Doctor, unemployed woman and funeral parlour owner arrested for death fraud

2013-08-30 00:00

A CASE of stolen identity, a fraudulent death certificate and an “obliging” doctor all emerged on Wednesday when the police arrested three people on charges of fraud.

A doctor, who cannot be named until he appears in court today, was arrested for fraud along with an unemployed woman (44) and a funeral parlour owner (33). The three were arrested in the Mandeni and Empangeni areas by the Durban commercial crimes unit.

The provincial police said the unemployed woman allegedly supplied the personal details of another woman to the doctor, which he then used to issue a death certificate. The owner of a funeral parlour then allegedly signed a document declaring that he had kept the “body” in his mortuary until she was “buried”.

“The 44-year-old woman had used the death certificate to claim on policies from various insurance companies to the value of R138 000,” said police spokesperson Colonel Jay Naicker in a statement.

When the woman whose identity was stolen discovered that she had been declared dead, she reported the matter to the police. Their investigations led to the arrest of the three people.

He said, according to the fraudulent documents, the funeral parlour, based in Empangeni, had confirmed burying the woman.

“Although claiming to have kept and buried the woman, the parlour owner could, however, not point out the grave where the woman was buried.

“The doctor had claimed in documents that he had seen the body of the deceased and certified the death, but investigations revealed that the doctor did not see any deceased body — he just filled in and signed the documents,” said Naicker.

The three will appear in court today.

The rate of fraud cases being investigated against medical practitioners in the country is cause for alarm, the Health Professions Council of South Africa (HPCSA) said yesterday.

HPCSA spokesperson Bertha Peters Scheepers said most concerning are the guilty verdicts and the impact this may have on the healthcare industry.

Between April 2012 and March this year, the council has given judgment in 49 fraud and theft cases involving medical practitioners in the country.
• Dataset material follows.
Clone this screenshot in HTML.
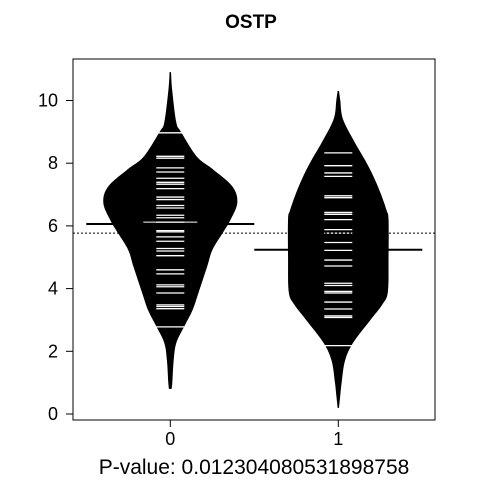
<!DOCTYPE html>
<html><head><meta charset="utf-8"><style>
body{margin:0;background:#fff}
svg{display:block;font-family:"Liberation Sans",Arial,sans-serif}
</style></head><body>
<svg id="chart" width="480" height="480" viewBox="0 0 480 480">
<text x="251" y="28" text-anchor="middle" font-size="19" font-weight="bold">OSTP</text>
<text x="254" y="474" text-anchor="middle" font-size="21">P-value: 0.012304080531898758</text>
<g id="plot"></g>
</svg>
<script>
const categories = ["0", "1"];
const yTicks = [0, 2, 4, 6, 8, 10];
const medians = [6.06, 5.24];
const overallMean = 5.77;
const dens0Values = [0.8, 1.0, 1.7, 2.27, 2.8, 3.3, 3.86, 4.7, 5.24, 5.8, 6.2, 6.74, 7.25, 7.8, 8.2, 9.0, 9.3, 10.3, 10.9];
const dens0Widths = [0.02, 0.03, 0.05, 0.09, 0.21, 0.33, 0.42, 0.55, 0.63, 0.79, 0.9, 1.0, 0.93, 0.64, 0.4, 0.16, 0.09, 0.03, 0.01];
const dens1Values = [0.2, 0.6, 1.0, 1.7, 2.27, 3.0, 3.5, 3.9, 5.0, 6.2, 6.5, 7.05, 7.6, 8.1, 8.65, 9.4, 10.0, 10.3];
const dens1Widths = [0.01, 0.03, 0.05, 0.1, 0.22, 0.48, 0.66, 0.74, 0.75, 0.75, 0.72, 0.63, 0.52, 0.4, 0.25, 0.07, 0.03, 0.01];
const obs0 = [8.97, 8.22, 8.16, 7.85, 7.72, 7.52, 7.39, 7.33, 7.19, 6.92, 6.84, 6.65, 6.57, 6.34, 6.26, 6.12, 5.85, 5.81, 5.65, 5.51, 5.28, 5.20, 5.05, 4.60, 4.47, 4.12, 4.06, 3.86, 3.48, 3.43, 3.36, 2.78];
const obs1 = [8.33, 7.92, 7.69, 7.58, 6.96, 6.90, 6.43, 6.37, 6.20, 5.88, 5.77, 5.47, 5.22, 4.91, 4.72, 4.17, 4.10, 3.91, 3.86, 3.57, 3.35, 3.13, 3.08, 2.18];
const longObs0 = [6.12];

const NS = "http://www.w3.org/2000/svg";
const plot = document.getElementById("plot");
const box = {l: 73, r: 435, t: 59, b: 420};
const y = v => 414 - v * 31.35;
const x = i => 170.3 + i * 168;
const wScale = 67;
function mk(tag, attrs, parent) {
  const e = document.createElementNS(NS, tag);
  for (const k in attrs) e.setAttribute(k, attrs[k]);
  (parent || plot).appendChild(e);
  return e;
}
function smooth(pts) {
  let d = "M" + pts[0][0] + "," + pts[0][1];
  for (let k = 0; k < pts.length - 1; k++) {
    const p0 = pts[Math.max(k - 1, 0)], p1 = pts[k], p2 = pts[k + 1], p3 = pts[Math.min(k + 2, pts.length - 1)];
    const c1 = [p1[0] + (p2[0] - p0[0]) / 6, p1[1] + (p2[1] - p0[1]) / 6];
    const c2 = [p2[0] - (p3[0] - p1[0]) / 6, p2[1] - (p3[1] - p1[1]) / 6];
    d += " C" + c1.join(",") + " " + c2.join(",") + " " + p2.join(",");
  }
  return d;
}
const densV = [dens0Values, dens1Values], densW = [dens0Widths, dens1Widths], obs = [obs0, obs1];
categories.forEach((c, i) => {
  const vals = densV[i], ws = densW[i];
  const right = vals.map((v, k) => [x(i) + ws[k] * wScale, y(v)]);
  const left = vals.map((v, k) => [x(i) - ws[k] * wScale, y(v)]).reverse();
  const d = smooth(right) + " L" + left[0].join(",") + " " + smooth(left).slice(1).replace(/^[^C]*/, "") + " Z";
  const p = mk("path", {d: d, fill: "#000"});
  
  
  const lo = vals[0], hi = vals[vals.length - 1];
  const ax = mk("line", {x1: x(i), x2: x(i), y1: y(lo), y2: y(hi), stroke: "#000", "stroke-width": 1.5});
  
  
  const m = mk("line", {x1: x(i) - 84, x2: x(i) + 84, y1: y(medians[i]), y2: y(medians[i]), stroke: "#000", "stroke-width": 2});
  
  
  obs[i].forEach(v => {
    const l = mk("line", {x1: x(i) - 14, x2: x(i) + 14, y1: y(v), y2: y(v), stroke: "#fff", "stroke-width": 1.3});
    
    
  });
  const tk = mk("line", {x1: x(i), x2: x(i), y1: box.b, y2: box.b + 7, stroke: "#000"});
  
  
  const tl = mk("text", {x: x(i), y: 445, "text-anchor": "middle", "font-size": 18});
  tl.textContent = c;
  
  
});
longObs0.forEach(v => {
  const l = mk("line", {x1: x(0) - 27, x2: x(0) + 27, y1: y(v), y2: y(v), stroke: "#fff", "stroke-width": 1});
  
  
});
const om = mk("line", {x1: box.l, x2: box.r, y1: y(overallMean), y2: y(overallMean), stroke: "#000", "stroke-width": 1, "stroke-dasharray": "2,2"});


yTicks.forEach(t => {
  const l = mk("line", {x1: box.l - 7, x2: box.l, y1: y(t), y2: y(t), stroke: "#000"});
  
  
  const tx = mk("text", {x: 58, y: y(t) + 6, "text-anchor": "end", "font-size": 18});
  tx.textContent = t;
  
  
});
const frame = mk("rect", {x: box.l, y: box.t, width: box.r - box.l, height: box.b - box.t, fill: "none", stroke: "#000", "stroke-width": 1});


</script>
</body></html>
“We have taken a hard line against any form of fraudulent activity committed by healthcare practitioners registered with us,” said Scheepers, adding that they encourage the public and other stakeholders, such as medical schemes, to report allegations of fraud by healthcare practitioners for further investigation by the body.

She said various penalties are imposed on the guilty parties depending on the nature and/or severity of the transgression. These range from fines, to suspension and permanent erasure from the register, she said.